Given information:
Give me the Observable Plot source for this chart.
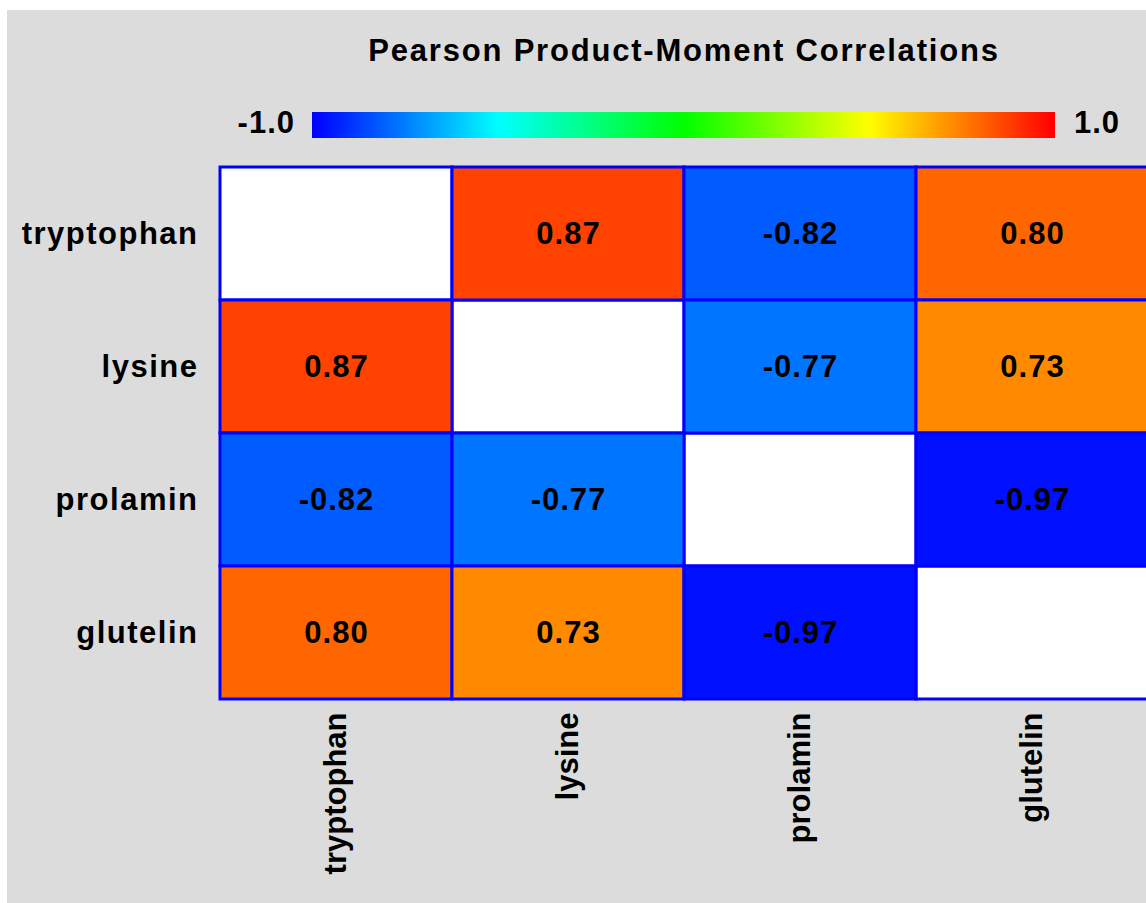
* * *
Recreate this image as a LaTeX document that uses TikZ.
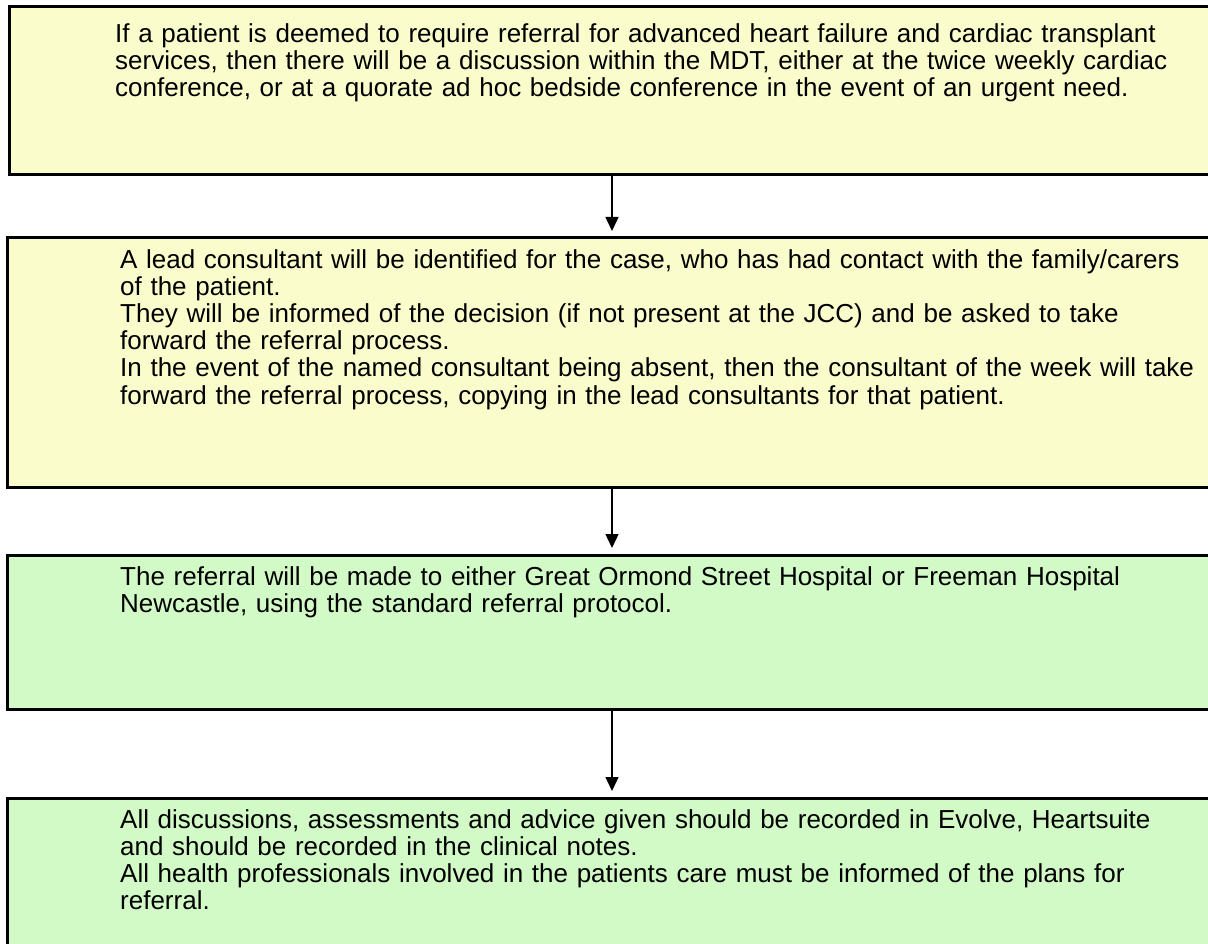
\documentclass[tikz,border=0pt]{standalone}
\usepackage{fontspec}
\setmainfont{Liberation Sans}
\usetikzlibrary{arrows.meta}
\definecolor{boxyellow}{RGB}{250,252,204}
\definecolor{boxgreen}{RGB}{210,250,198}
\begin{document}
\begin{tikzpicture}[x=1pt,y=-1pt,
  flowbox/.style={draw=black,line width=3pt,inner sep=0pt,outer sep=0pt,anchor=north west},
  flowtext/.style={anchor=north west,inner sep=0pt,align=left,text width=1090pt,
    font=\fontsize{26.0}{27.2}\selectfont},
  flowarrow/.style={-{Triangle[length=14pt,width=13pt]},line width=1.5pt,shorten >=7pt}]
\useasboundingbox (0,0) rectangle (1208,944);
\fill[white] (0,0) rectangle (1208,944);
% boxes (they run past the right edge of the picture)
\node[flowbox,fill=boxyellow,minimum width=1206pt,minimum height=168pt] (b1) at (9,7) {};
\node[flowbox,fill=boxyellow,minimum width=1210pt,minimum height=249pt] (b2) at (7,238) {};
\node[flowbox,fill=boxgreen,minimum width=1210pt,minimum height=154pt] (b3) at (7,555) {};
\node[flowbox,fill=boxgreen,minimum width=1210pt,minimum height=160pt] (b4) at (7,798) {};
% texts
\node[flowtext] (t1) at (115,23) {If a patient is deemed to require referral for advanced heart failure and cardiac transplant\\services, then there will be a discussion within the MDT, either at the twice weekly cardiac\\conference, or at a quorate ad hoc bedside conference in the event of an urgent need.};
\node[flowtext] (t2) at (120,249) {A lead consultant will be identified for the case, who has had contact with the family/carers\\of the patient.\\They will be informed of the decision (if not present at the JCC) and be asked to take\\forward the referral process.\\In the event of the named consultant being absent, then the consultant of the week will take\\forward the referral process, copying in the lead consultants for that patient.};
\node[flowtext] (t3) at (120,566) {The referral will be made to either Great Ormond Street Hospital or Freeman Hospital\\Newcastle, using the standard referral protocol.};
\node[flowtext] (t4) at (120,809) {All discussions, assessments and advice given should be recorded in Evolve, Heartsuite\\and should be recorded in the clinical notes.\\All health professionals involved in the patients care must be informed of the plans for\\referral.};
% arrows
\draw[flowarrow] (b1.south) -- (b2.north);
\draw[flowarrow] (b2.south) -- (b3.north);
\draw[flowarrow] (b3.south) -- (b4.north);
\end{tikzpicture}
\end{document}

Goal:
Write out each line of the data that holds the string "this".

Right answer:
Give me the Observable Plot source for this chart.
Recreate this image as a LaTeX document that uses TikZ.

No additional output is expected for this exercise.